Page 140 - Risale-i Nur - Sözler
P. 140
Onüçüncü Sözün
İkinci Makamı
[Cazibedar bir fitne içinde bulunan ve daha Aklını kaybetmeyen bazı gençlerle bir
muhaveredir.]
Bir kısım gençler tarafından şimdiki aldatıcı ve cazibedar lehviyat ve
hevesatın hücumları karşısında "Âhiretimizi ne suretle kurtaracağız" diye,
Risale-i Nur'dan meded istediler. Ben de Risale-i Nur'un Şahs-ı Manevîsi
namına onlara dedim ki: Kabir var, hiç kimse inkâr edemez. Herkes ister
istemez oraya girecek. Ve oraya girmek için de üç tarzda üç yoldan başka
yol yok...
Birinci yol: O kabir, Ehl-i Îman için bu dünyadan daha güzel bir Âlemin
kapısıdır.
İkinci yol: Âhireti tasdik eden, fakat sefahet ve dalâlette gidenlere, bir
haps-i ebedî ve bütün dostlarından bir tecrid içinde bir haps-i münferid,
yalnız başına bir hapis kapısıdır. Öyle gördüğü ve itikad ettiği ve inandığı
gibi hareket etmediği için öyle muamele görecek.
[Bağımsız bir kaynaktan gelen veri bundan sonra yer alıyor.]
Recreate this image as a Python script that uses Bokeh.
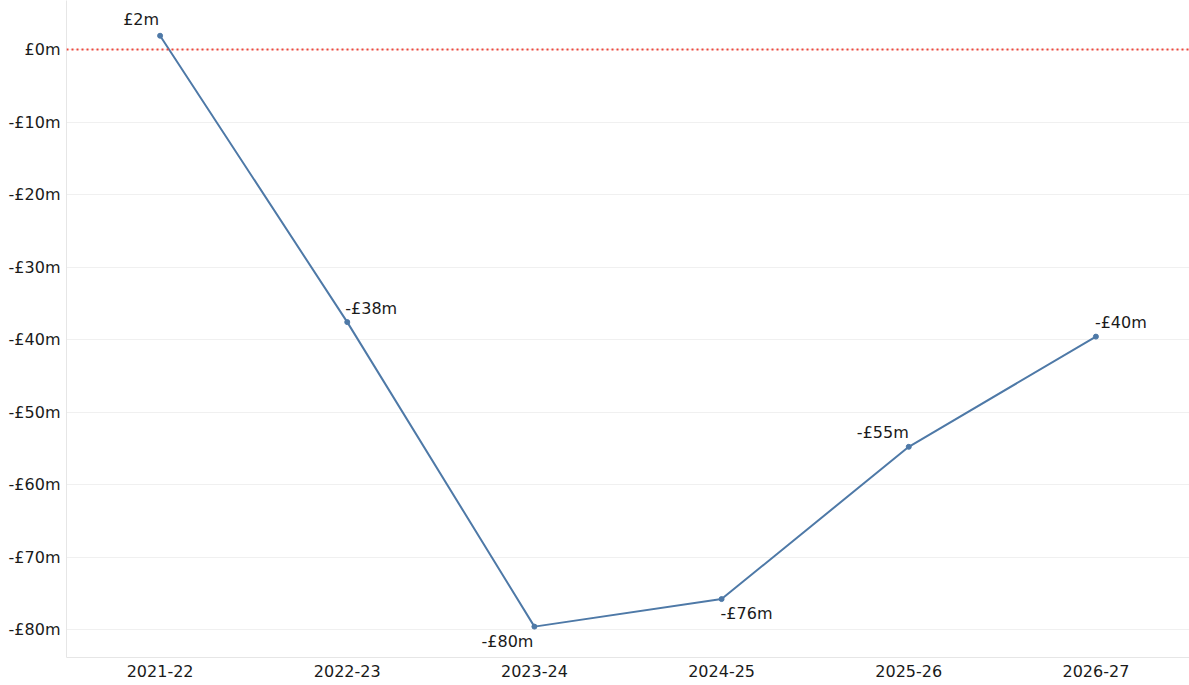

Üçüncü yol: Âhirete inanmayan ehl-i inkâr ve dalâlet için bir i'dam-ı
ebedî kapısı... Yâni hem kendisini, hem bütün sevdiklerini i'dam edecek bir
darağacıdır. Öyle bildiği için, cezası olarak aynını görecek. Bu iki şık
bedihîdir, delil istemiyor, göz ile görünür.
Mâdem ecel gizlidir; her vakit ölüm, başını kesmek için gelebiliyor ve
genç ihtiyar farkı yoktur. Elbette daima gözü önünde öyle büyük dehşetli
bir mes'ele karşısında bîçare İnsan; o i'dam-ı ebedî, o dipsiz, nihayetsiz
haps-i münferidden kurtulmak çaresini aramak ve kabir kapısını bir Âlem-i
Bâkiye, bir Saadet-i Ebediyeye ve Âlem-i Nura açılan bir kapıya kendi
hakkında çevirmek hâdisesi; o İnsanın dünya kadar büyük bir mes'elesidir.